● **Exercise directions**:
Give back exactly the lines from the beginning of the listing below to the line holding "import plotly.graph_objects as go", both ends included; the pictures stay out.

━━━ Data ━━━

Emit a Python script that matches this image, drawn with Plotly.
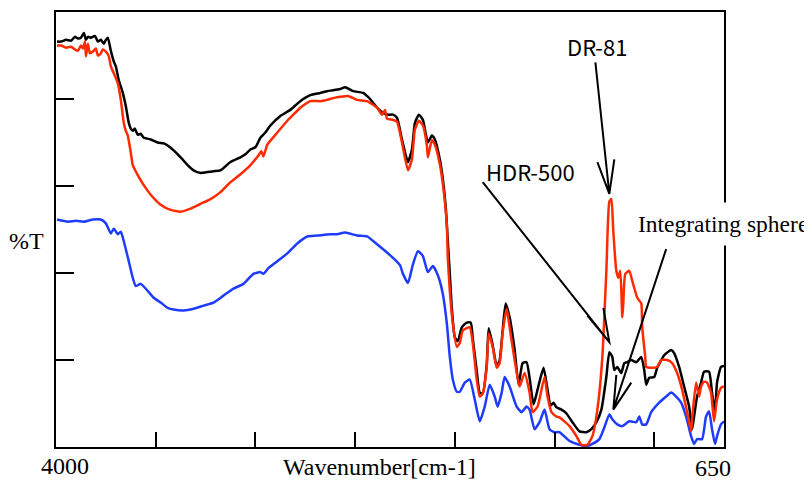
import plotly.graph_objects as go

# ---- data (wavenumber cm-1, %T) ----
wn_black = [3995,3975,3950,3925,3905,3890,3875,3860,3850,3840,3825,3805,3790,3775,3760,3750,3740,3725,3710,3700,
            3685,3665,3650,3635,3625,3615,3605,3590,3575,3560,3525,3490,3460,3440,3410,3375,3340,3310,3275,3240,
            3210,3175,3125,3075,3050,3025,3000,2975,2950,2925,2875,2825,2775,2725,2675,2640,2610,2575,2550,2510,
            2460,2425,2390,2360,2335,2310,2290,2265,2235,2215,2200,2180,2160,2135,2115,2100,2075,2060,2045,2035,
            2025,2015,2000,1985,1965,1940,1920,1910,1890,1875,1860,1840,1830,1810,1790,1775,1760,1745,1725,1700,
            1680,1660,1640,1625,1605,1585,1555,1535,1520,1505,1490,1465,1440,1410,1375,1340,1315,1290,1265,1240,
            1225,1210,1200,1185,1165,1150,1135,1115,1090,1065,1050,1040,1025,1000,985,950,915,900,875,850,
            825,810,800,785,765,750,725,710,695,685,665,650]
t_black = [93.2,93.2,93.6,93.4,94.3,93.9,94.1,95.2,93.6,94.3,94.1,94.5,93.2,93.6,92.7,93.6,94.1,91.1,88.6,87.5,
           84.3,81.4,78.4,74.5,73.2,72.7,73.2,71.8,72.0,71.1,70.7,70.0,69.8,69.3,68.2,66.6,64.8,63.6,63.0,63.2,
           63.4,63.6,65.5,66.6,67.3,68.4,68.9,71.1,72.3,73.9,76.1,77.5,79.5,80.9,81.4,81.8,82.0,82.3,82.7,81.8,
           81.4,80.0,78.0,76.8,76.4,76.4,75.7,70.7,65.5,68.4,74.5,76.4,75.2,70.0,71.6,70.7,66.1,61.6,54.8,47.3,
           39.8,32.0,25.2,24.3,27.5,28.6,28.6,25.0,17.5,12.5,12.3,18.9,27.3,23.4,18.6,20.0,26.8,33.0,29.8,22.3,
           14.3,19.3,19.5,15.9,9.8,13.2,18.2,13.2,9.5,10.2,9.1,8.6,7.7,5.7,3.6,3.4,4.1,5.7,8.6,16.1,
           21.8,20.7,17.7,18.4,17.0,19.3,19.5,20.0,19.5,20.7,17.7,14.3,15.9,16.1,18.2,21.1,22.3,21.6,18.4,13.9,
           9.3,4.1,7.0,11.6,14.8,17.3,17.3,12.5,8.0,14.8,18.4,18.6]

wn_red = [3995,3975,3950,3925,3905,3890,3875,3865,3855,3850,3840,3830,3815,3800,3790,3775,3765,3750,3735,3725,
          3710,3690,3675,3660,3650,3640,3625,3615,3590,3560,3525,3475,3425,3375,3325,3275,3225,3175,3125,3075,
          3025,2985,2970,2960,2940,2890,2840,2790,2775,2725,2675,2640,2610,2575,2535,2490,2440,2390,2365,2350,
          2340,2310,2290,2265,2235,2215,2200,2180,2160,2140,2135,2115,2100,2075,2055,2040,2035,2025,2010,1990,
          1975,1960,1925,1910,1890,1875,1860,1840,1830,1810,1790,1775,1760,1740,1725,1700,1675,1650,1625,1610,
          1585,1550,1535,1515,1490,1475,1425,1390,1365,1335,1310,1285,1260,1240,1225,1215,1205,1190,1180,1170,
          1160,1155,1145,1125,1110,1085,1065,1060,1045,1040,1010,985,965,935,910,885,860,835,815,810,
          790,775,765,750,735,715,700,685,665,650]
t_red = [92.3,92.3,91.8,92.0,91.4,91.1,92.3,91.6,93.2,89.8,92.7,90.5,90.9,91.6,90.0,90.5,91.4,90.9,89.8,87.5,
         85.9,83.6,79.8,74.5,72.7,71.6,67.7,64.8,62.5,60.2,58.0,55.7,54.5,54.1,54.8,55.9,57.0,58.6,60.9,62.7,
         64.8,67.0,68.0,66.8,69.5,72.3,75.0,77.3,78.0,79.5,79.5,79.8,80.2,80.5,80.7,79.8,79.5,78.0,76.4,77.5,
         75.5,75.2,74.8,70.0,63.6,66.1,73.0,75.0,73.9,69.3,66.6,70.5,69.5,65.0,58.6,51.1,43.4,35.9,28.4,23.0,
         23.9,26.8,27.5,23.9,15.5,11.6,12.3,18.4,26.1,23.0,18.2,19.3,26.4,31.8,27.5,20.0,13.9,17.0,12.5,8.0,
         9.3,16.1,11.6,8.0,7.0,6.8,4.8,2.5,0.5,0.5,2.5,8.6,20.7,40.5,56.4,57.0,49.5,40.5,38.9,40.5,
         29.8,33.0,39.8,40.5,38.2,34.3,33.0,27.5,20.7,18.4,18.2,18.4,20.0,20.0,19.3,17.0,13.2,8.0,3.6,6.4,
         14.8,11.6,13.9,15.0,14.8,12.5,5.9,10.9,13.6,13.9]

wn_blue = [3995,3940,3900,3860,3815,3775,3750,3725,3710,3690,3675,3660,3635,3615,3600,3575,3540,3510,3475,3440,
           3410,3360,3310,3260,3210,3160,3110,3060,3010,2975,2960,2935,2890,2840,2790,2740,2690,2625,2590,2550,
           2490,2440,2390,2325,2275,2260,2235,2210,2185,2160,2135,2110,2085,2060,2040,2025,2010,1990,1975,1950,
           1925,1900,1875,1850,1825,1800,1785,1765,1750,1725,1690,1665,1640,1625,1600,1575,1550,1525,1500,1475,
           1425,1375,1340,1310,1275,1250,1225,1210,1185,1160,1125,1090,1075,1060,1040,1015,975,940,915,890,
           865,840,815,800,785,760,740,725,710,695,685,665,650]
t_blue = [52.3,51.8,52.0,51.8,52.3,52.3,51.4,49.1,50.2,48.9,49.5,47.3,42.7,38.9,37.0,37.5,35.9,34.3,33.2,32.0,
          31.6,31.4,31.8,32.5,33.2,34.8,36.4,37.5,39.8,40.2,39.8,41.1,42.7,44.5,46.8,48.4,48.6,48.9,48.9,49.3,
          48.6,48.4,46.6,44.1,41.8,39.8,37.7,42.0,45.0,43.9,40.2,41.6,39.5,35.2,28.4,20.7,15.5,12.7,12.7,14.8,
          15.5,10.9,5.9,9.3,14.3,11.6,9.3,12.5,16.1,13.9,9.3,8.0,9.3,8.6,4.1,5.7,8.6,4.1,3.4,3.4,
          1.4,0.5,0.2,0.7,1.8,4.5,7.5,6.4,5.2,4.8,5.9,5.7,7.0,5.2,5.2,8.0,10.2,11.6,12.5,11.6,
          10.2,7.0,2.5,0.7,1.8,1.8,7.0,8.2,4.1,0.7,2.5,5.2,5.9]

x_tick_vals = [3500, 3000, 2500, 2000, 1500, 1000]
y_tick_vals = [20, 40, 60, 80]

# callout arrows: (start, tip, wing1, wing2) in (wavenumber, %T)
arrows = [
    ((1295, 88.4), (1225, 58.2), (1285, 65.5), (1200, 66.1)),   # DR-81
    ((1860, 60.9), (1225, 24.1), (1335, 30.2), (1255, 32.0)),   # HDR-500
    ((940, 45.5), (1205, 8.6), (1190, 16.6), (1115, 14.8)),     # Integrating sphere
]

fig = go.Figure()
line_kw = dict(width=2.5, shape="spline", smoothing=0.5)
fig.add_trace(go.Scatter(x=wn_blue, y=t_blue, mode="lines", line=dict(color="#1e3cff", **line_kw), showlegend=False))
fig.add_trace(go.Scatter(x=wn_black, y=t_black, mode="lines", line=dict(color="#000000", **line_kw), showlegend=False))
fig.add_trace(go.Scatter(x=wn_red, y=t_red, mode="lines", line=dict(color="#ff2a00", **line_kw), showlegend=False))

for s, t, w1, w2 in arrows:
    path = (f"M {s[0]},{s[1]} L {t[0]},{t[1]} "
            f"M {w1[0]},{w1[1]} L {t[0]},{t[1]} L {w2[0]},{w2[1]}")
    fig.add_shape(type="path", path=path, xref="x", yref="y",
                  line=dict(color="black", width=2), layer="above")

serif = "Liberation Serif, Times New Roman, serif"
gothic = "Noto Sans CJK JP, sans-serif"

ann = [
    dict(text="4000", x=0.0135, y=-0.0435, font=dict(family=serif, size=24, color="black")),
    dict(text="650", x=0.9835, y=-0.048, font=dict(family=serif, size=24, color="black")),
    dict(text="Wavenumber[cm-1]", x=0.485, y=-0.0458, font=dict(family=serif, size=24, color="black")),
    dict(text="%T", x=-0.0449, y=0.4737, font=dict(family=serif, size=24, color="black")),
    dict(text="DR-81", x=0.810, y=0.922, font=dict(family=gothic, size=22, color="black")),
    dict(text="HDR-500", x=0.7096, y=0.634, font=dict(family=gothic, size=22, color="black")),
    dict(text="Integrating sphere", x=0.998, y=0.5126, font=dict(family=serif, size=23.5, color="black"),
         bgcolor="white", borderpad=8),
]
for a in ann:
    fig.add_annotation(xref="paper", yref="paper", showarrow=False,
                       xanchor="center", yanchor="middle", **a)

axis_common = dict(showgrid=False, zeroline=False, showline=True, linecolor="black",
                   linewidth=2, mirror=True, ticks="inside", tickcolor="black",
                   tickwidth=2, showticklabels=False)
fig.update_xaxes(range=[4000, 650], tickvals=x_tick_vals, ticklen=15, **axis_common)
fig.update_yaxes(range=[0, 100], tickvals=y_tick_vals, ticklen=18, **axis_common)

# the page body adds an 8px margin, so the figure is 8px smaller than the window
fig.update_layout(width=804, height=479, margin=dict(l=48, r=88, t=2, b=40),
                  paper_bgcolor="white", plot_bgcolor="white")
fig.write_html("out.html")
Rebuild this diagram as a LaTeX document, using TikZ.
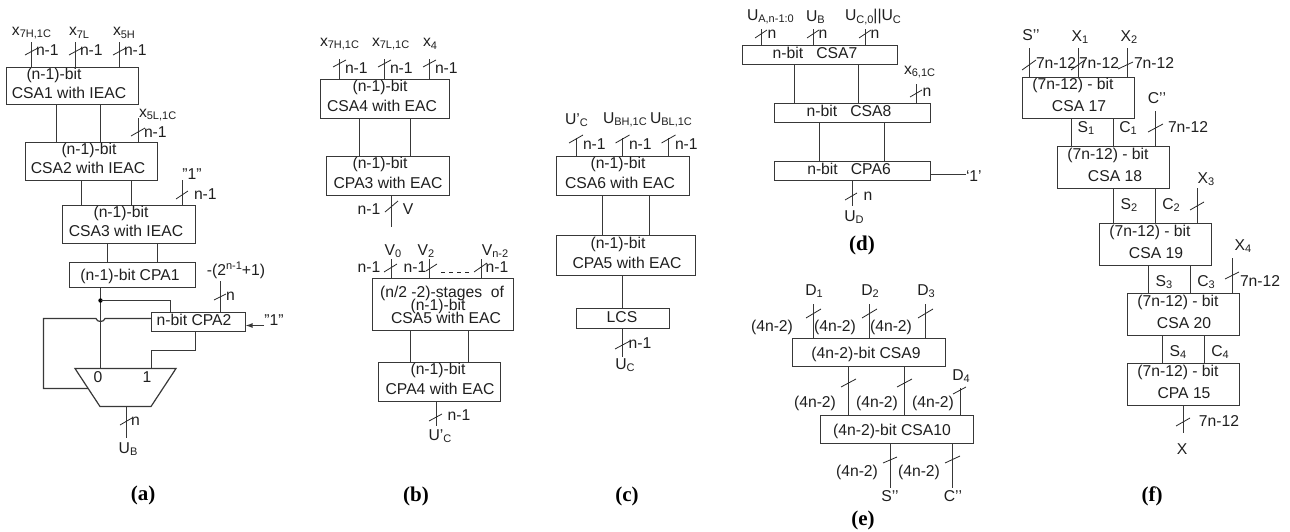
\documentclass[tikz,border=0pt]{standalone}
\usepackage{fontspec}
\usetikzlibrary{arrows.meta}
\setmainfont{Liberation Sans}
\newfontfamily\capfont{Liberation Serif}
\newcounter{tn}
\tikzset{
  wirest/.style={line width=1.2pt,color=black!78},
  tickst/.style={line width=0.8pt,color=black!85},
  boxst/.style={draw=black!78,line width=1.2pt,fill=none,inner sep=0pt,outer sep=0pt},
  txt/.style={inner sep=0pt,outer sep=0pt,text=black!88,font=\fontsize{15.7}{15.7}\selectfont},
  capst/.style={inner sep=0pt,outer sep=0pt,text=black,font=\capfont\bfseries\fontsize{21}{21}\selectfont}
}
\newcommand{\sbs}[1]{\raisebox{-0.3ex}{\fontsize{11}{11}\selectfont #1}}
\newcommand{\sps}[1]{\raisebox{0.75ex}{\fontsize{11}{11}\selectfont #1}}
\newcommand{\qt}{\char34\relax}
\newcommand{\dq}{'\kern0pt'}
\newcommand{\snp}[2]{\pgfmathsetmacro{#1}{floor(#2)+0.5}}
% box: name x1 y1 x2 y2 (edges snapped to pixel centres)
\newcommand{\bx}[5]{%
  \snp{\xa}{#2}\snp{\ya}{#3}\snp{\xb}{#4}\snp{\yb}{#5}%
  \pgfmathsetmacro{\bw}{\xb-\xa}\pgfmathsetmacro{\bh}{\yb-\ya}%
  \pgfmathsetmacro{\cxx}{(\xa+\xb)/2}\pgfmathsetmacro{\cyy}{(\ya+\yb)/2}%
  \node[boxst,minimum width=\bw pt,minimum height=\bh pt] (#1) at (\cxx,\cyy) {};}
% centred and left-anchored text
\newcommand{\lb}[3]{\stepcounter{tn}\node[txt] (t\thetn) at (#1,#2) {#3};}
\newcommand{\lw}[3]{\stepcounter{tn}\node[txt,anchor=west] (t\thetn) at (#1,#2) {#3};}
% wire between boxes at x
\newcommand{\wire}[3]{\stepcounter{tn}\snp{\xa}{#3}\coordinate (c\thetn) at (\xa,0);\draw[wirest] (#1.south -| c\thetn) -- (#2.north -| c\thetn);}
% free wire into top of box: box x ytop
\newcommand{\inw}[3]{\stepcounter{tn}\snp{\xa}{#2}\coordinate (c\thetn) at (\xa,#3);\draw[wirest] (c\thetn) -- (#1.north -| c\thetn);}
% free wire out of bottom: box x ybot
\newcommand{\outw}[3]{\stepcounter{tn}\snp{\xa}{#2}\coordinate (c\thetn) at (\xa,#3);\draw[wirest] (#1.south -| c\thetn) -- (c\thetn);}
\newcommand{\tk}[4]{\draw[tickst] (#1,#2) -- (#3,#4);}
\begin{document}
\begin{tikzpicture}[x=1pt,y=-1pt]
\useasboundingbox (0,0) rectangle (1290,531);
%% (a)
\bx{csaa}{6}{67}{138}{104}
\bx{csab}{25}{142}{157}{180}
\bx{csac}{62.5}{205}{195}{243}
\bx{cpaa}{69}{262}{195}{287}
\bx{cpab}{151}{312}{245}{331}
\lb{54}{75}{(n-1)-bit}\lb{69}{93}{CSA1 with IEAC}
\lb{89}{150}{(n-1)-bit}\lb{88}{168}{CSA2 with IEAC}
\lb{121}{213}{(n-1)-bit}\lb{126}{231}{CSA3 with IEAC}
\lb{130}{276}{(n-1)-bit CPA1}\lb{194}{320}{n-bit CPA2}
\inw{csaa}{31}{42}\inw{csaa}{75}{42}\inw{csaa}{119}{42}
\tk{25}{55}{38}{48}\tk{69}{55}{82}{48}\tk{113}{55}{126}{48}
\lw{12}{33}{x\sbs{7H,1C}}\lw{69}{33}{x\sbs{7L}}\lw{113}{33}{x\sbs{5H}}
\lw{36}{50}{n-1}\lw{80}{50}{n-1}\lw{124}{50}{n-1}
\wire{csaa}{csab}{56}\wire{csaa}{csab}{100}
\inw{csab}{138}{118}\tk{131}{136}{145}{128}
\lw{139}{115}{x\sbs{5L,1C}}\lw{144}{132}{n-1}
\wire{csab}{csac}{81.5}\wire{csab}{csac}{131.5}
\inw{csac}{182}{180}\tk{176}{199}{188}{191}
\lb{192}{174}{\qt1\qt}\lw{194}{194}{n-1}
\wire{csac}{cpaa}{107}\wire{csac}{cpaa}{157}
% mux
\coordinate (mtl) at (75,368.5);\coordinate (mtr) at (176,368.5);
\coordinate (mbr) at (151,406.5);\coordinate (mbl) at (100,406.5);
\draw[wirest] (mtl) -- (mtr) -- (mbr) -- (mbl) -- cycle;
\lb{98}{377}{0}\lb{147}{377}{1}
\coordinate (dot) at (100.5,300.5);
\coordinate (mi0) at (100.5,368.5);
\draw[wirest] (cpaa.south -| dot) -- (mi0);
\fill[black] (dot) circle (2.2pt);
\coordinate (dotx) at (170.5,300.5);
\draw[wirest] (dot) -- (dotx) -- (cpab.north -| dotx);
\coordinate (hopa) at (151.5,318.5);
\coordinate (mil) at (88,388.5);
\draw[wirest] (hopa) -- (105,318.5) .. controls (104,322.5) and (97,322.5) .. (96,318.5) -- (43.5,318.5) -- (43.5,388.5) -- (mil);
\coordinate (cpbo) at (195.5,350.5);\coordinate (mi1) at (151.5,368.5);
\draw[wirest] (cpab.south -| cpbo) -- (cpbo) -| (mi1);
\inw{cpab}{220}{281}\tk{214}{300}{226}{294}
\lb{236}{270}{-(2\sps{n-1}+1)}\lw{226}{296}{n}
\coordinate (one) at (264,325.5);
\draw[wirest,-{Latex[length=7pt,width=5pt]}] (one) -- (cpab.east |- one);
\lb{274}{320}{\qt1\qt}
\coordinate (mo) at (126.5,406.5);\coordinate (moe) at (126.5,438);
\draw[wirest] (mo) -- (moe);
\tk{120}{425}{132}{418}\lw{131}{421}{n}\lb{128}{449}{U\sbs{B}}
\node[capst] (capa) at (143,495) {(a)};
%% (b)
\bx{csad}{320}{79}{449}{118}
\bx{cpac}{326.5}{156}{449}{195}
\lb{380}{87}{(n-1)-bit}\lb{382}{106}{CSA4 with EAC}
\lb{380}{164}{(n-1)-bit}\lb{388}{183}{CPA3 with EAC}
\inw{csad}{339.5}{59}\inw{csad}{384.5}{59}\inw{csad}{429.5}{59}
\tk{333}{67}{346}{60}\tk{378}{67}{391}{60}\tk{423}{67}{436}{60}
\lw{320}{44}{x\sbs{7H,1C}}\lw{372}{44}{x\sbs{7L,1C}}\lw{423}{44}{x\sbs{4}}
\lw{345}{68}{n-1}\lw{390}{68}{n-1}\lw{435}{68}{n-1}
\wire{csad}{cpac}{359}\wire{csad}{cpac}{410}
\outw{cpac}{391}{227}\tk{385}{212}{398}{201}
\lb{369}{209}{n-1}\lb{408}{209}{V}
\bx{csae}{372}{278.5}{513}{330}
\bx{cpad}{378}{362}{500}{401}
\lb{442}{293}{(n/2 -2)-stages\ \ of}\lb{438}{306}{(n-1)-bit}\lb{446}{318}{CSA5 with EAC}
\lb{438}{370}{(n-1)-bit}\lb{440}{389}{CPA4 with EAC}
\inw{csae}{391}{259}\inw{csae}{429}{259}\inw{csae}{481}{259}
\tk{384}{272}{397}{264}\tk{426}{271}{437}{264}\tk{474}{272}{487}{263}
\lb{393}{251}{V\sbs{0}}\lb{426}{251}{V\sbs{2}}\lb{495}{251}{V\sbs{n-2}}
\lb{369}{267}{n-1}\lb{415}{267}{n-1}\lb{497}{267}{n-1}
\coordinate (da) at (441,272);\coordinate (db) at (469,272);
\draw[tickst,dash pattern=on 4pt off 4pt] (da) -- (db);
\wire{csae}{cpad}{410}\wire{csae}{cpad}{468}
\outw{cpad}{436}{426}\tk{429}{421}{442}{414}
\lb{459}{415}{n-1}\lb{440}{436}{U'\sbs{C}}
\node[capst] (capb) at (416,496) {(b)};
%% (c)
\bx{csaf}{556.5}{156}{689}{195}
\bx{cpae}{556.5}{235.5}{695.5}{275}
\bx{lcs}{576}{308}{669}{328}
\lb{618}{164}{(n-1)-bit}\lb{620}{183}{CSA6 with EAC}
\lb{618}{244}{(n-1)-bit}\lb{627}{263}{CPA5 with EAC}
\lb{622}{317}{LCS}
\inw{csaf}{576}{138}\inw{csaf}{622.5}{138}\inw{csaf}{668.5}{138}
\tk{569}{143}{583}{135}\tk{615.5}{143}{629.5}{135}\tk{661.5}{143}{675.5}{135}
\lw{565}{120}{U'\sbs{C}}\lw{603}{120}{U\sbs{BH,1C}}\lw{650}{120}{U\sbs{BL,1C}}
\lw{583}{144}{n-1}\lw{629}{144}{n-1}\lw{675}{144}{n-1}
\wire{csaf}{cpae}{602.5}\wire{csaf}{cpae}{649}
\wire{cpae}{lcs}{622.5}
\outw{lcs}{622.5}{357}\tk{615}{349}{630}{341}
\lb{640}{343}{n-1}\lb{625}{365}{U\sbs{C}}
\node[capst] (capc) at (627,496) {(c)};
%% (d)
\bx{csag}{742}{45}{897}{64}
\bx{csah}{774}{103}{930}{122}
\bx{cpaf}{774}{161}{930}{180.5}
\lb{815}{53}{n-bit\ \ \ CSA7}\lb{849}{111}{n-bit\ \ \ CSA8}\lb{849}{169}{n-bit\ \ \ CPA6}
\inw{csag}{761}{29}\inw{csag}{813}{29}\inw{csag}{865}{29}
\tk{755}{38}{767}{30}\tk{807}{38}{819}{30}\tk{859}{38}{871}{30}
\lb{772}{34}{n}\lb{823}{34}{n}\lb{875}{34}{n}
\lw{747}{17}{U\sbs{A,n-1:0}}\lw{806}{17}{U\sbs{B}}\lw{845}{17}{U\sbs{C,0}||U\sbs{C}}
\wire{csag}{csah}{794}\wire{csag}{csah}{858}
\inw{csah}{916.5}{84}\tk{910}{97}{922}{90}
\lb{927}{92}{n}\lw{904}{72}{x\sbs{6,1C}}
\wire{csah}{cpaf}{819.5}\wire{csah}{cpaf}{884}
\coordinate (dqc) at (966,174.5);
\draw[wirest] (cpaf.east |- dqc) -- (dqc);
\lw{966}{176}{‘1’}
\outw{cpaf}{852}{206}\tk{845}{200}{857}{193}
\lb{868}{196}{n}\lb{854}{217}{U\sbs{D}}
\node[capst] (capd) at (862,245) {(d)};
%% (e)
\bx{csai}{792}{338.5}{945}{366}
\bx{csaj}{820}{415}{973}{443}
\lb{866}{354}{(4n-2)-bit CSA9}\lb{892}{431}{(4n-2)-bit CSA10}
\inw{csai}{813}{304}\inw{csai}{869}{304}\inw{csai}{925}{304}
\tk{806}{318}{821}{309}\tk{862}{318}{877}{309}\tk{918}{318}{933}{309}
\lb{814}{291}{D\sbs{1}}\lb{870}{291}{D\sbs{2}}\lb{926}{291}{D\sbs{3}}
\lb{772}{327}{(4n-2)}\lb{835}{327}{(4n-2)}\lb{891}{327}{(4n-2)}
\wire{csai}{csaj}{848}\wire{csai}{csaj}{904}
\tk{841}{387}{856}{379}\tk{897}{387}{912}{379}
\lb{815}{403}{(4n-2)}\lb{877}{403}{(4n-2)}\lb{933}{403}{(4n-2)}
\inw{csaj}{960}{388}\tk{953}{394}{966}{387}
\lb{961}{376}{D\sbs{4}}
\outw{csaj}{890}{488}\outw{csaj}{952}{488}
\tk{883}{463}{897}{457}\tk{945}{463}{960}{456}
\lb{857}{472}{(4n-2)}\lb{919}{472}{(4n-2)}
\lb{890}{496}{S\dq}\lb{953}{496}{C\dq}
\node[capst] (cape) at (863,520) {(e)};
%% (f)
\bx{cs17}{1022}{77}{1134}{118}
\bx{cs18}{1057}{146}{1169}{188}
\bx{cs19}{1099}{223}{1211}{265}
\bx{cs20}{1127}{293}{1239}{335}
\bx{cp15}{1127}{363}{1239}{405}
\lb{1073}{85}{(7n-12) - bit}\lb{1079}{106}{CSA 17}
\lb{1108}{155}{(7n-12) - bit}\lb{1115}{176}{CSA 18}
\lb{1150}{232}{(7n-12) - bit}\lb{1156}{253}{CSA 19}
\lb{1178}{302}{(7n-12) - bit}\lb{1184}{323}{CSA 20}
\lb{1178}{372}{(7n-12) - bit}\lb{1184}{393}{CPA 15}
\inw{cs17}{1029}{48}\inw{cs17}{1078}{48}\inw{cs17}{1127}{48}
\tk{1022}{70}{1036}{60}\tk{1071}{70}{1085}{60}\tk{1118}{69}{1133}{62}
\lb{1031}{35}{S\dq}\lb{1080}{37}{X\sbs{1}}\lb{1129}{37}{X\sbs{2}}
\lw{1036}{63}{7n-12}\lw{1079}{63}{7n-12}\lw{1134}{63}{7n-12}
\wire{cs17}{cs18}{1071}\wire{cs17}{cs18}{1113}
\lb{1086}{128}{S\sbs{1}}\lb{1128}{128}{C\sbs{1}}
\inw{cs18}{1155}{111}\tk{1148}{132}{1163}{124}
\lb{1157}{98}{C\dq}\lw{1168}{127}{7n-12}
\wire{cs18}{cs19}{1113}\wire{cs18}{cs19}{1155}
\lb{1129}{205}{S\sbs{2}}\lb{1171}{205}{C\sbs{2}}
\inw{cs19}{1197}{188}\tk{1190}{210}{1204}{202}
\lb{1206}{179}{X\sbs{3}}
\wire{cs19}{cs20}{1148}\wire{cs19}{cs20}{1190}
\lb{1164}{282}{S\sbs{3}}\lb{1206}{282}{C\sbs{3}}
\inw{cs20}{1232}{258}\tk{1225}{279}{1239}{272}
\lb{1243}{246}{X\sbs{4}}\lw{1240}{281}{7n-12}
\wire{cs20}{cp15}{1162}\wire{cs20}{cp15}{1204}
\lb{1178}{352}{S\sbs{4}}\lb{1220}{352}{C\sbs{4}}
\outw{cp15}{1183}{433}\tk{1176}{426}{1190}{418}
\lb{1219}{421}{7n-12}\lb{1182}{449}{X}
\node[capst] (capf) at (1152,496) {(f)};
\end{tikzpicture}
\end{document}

━━━

● **The output**:
Emit a Python script that matches this image, drawn with Plotly.
import plotly.graph_objects as go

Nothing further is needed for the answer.